**Stated problem**.
Locate the lines of the listing below that hold "matplotlib", then copy each of them.

**Stored data**.
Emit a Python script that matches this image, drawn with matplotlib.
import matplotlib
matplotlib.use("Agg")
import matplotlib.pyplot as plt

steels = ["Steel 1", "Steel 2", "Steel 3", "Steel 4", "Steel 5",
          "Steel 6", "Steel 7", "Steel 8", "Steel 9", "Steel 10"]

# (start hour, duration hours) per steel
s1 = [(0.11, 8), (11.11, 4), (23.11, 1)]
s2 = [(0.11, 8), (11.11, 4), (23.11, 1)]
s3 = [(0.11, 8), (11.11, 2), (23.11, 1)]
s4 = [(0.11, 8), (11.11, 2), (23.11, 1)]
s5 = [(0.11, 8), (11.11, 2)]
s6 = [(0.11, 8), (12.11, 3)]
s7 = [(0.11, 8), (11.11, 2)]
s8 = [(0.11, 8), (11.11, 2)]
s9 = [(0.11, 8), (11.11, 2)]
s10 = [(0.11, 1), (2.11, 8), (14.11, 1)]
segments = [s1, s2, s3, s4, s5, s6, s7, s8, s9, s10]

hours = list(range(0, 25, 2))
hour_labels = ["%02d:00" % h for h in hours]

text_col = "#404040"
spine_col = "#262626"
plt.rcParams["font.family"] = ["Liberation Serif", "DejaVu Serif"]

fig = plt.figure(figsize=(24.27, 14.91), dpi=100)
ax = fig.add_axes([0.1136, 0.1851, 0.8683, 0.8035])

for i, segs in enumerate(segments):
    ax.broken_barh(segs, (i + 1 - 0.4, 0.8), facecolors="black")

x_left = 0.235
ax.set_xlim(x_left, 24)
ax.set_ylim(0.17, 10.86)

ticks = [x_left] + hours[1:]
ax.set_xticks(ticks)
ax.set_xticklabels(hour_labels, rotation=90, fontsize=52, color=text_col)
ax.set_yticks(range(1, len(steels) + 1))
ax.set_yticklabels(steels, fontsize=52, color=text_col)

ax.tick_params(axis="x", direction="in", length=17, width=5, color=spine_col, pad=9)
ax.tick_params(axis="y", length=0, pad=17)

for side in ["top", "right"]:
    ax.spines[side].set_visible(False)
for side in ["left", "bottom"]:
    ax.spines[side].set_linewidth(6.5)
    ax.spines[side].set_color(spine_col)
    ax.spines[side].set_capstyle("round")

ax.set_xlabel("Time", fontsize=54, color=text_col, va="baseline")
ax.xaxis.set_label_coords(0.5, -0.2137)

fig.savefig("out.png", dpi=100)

**The response**.
Emit a Python script that matches this image, drawn with matplotlib.
import matplotlib
matplotlib.use("Agg")
import matplotlib.pyplot as plt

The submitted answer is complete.